━━━ Dataset records
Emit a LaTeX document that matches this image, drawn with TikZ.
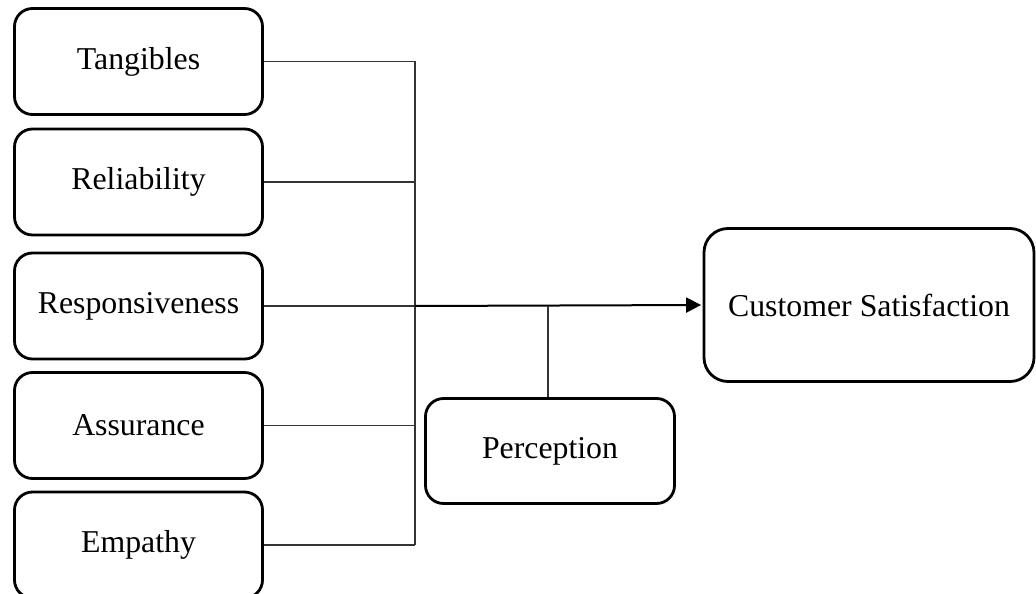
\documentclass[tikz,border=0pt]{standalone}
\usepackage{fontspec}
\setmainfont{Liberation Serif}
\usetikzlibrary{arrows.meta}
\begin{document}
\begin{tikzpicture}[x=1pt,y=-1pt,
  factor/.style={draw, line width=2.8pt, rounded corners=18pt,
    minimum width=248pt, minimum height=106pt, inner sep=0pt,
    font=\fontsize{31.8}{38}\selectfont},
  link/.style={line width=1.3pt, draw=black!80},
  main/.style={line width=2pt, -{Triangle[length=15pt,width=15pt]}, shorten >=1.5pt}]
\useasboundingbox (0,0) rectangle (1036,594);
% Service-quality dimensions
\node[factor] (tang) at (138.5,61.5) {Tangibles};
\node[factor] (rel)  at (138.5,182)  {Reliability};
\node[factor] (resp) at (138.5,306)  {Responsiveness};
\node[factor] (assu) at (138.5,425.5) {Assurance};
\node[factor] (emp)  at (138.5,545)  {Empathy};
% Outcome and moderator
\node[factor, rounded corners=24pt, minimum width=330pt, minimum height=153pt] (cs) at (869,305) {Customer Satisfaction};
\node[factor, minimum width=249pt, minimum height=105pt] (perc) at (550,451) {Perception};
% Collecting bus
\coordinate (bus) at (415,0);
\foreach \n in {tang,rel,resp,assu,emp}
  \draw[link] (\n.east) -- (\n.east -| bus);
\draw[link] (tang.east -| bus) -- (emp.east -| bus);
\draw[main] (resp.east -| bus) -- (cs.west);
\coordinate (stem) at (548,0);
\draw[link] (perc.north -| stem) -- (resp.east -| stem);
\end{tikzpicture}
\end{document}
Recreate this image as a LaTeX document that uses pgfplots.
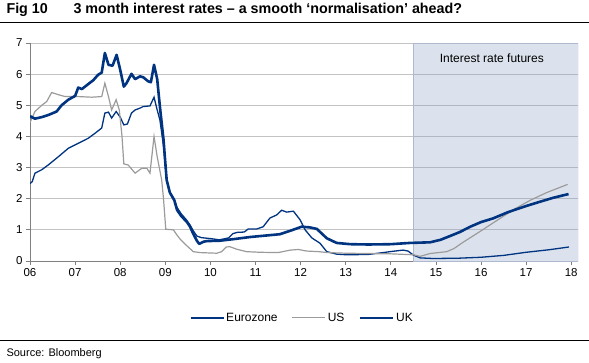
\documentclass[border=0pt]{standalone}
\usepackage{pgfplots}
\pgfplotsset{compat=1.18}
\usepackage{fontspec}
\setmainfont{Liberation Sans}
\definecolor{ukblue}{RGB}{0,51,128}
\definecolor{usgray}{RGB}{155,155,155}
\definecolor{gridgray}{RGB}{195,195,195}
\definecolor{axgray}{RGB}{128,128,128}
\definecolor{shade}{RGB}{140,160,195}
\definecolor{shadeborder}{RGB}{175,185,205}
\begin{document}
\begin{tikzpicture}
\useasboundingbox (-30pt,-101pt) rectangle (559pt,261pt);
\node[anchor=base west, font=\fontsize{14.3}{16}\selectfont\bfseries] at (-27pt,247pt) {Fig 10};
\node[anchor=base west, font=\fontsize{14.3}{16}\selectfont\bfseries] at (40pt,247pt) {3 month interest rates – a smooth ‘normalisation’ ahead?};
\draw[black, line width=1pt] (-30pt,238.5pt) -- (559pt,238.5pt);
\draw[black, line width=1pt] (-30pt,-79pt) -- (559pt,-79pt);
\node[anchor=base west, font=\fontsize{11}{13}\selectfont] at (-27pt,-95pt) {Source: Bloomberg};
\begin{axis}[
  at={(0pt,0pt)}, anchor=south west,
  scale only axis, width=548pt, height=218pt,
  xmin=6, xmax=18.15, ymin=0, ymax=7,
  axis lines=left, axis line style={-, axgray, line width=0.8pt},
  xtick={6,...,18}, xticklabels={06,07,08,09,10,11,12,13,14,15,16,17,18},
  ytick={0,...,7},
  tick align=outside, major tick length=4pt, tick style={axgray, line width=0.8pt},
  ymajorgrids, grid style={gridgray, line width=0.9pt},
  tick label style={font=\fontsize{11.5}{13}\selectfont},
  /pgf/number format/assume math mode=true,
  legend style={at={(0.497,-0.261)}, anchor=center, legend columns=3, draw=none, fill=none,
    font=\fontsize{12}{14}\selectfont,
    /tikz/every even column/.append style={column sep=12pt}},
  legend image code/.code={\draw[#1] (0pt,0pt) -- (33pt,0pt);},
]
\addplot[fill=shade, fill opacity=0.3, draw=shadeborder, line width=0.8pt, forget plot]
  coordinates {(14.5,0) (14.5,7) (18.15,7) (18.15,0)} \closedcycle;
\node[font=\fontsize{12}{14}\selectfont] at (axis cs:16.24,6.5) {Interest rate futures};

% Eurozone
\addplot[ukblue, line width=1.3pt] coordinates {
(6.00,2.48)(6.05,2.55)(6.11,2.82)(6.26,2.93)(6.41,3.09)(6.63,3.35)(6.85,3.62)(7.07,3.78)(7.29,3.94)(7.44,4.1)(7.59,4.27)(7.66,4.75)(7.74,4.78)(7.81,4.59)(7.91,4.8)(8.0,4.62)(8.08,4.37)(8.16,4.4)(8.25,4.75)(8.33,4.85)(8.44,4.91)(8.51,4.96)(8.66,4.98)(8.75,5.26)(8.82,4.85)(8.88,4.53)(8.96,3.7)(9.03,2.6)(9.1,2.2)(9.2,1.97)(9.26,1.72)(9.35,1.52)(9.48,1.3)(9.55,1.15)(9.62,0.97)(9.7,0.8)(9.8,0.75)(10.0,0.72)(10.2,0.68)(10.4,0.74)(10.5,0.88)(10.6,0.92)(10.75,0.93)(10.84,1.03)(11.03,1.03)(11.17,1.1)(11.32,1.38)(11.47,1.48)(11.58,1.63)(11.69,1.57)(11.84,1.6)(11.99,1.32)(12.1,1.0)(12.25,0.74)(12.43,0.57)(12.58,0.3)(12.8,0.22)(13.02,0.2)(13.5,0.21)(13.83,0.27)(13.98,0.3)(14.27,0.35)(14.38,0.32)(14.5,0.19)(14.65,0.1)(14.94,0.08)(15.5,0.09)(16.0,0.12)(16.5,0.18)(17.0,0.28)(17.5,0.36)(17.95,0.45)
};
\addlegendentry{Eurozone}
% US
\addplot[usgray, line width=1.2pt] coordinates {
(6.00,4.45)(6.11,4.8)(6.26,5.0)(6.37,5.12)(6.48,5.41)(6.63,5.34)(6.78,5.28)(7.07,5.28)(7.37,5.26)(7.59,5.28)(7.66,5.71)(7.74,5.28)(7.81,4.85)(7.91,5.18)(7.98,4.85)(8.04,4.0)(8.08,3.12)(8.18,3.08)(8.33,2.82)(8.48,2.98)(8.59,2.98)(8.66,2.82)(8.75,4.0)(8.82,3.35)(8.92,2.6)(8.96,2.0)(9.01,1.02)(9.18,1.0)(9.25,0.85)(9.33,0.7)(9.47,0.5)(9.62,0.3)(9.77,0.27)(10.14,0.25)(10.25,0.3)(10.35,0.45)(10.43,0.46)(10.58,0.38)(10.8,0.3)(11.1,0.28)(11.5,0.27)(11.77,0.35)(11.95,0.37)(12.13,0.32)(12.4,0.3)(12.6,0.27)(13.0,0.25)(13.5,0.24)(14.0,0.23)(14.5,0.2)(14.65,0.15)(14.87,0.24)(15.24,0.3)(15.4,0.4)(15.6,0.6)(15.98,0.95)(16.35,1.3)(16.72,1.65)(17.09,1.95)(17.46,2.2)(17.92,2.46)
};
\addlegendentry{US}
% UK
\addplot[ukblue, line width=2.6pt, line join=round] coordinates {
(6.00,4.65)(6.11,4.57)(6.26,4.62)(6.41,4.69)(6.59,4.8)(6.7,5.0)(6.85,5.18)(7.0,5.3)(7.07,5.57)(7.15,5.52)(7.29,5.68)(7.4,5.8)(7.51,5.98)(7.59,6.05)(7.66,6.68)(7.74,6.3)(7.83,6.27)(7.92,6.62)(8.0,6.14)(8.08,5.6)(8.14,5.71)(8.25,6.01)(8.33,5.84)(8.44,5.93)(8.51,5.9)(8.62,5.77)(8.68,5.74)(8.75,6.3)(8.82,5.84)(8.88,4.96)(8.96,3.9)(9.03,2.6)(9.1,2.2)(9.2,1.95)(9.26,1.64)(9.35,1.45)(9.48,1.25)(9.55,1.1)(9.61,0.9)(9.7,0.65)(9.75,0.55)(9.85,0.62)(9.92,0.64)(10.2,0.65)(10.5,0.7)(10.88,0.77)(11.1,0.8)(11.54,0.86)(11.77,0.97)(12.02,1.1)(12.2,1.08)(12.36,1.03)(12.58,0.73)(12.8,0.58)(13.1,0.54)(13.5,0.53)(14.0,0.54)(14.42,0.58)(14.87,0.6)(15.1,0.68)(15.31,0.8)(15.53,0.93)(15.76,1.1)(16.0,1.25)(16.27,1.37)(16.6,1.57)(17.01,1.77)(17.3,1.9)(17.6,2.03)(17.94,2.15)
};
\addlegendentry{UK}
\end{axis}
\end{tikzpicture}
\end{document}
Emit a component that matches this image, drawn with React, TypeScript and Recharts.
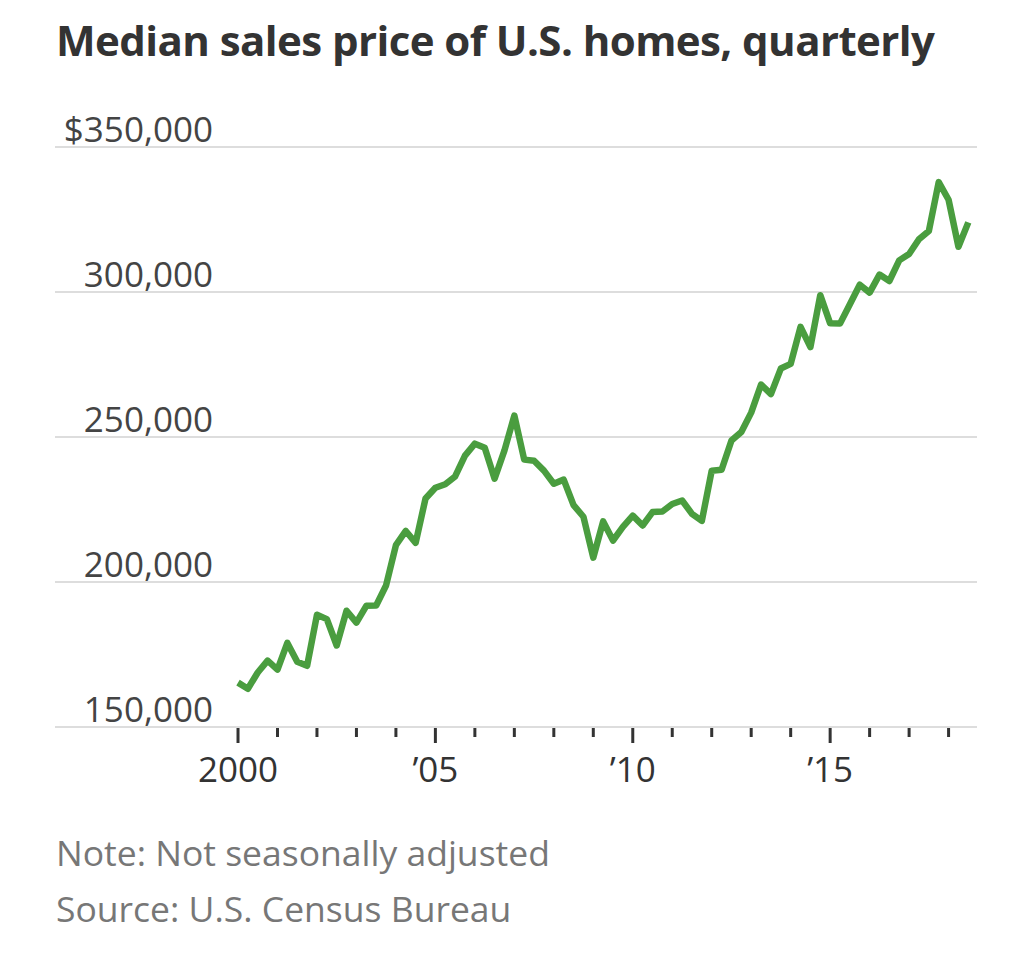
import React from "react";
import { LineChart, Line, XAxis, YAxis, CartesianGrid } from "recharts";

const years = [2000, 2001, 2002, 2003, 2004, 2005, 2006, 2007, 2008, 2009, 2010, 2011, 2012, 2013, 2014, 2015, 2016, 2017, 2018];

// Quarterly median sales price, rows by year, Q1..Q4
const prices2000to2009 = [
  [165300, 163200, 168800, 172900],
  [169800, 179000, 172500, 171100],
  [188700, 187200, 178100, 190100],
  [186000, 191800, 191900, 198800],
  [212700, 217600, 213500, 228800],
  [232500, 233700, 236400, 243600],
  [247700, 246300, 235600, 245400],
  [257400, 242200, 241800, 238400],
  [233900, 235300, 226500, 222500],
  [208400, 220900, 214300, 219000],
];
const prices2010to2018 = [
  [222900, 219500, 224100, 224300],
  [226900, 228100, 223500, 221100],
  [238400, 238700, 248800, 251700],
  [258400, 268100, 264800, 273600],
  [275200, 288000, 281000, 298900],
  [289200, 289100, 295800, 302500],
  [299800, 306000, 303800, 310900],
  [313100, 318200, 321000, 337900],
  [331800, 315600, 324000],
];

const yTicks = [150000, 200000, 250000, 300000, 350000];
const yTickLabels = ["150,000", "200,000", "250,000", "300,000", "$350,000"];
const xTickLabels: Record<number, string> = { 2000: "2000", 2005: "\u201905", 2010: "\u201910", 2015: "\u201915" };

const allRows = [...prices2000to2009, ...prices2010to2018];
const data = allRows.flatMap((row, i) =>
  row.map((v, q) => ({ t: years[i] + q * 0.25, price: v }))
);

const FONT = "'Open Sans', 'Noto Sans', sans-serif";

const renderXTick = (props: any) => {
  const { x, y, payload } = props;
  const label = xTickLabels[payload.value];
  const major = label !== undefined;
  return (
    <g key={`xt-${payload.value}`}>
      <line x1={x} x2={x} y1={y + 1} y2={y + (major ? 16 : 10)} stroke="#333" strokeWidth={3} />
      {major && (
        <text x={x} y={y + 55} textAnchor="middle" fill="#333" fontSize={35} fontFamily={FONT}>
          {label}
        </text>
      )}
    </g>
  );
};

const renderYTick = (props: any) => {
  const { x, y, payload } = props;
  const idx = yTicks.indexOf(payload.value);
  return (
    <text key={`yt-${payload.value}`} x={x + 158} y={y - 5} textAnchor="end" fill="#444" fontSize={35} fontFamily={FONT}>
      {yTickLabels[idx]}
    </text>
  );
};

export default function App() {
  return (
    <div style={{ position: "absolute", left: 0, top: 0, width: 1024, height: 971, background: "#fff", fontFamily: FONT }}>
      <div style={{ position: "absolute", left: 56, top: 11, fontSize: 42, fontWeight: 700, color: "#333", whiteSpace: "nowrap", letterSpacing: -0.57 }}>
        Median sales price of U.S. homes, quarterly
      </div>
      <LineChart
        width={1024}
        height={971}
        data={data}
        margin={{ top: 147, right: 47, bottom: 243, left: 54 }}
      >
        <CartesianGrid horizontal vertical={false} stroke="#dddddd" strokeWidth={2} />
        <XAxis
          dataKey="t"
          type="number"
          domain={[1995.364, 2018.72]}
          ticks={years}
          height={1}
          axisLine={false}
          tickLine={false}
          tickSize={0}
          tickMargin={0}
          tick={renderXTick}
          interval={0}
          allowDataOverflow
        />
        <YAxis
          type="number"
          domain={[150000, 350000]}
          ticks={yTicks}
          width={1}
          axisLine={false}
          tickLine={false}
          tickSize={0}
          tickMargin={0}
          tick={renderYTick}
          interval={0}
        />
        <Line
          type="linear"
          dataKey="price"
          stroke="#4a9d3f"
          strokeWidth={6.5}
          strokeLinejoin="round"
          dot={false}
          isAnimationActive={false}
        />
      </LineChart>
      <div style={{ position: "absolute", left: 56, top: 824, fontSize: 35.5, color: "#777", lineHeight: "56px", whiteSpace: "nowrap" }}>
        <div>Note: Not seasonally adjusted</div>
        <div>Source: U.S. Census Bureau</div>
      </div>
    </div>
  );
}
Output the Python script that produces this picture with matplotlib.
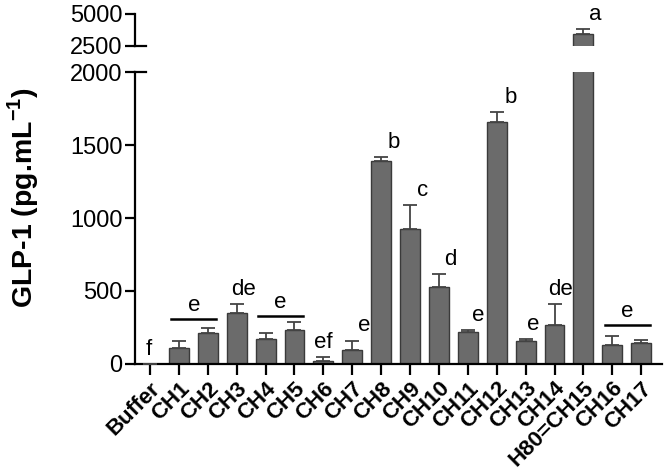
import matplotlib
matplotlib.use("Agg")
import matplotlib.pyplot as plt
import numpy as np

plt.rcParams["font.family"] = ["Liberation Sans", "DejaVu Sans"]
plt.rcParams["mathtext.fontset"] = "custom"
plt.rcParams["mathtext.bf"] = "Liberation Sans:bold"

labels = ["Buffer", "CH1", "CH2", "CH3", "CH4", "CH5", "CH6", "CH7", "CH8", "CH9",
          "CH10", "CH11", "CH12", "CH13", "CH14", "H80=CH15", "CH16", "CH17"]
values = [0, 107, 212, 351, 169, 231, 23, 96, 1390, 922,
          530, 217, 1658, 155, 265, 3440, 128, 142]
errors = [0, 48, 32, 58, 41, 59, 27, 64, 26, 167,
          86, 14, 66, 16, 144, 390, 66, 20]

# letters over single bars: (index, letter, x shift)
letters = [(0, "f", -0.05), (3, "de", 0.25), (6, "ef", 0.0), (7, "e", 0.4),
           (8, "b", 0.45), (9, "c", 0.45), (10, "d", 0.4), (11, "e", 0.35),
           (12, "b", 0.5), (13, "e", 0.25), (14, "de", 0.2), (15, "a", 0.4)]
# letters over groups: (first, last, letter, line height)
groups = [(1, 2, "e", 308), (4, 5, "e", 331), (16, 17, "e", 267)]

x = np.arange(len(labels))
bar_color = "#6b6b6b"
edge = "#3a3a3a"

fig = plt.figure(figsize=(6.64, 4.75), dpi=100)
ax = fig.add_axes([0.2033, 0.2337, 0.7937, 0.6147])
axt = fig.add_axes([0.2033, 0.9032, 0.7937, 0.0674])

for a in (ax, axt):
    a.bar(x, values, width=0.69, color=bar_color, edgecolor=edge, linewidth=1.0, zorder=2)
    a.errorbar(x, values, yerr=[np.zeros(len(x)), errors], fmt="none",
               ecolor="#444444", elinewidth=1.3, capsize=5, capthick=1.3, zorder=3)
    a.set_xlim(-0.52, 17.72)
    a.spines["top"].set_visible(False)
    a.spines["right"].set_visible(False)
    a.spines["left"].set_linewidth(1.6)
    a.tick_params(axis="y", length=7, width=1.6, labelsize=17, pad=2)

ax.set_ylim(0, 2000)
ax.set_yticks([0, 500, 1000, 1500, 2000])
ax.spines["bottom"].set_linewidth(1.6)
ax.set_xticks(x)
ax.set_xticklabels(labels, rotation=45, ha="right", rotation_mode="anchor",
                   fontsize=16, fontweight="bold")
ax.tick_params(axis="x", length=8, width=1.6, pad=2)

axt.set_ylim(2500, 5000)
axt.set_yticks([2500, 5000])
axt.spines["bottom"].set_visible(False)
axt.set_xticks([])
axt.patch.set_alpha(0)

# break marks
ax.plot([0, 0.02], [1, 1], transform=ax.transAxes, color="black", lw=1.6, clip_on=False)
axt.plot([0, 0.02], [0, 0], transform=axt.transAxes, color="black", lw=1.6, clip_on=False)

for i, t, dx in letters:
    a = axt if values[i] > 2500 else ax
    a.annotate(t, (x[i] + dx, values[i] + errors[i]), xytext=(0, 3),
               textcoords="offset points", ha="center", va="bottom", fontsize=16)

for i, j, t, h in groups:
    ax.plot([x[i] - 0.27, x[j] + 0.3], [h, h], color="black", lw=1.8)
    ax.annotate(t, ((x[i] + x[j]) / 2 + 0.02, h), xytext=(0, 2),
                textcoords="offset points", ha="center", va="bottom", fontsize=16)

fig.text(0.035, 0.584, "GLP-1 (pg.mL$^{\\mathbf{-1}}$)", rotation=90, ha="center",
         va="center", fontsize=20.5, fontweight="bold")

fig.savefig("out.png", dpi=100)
━━━━━━
Written request: Only a number is wanted: how many lines of the material above hold "this"?

Result: 4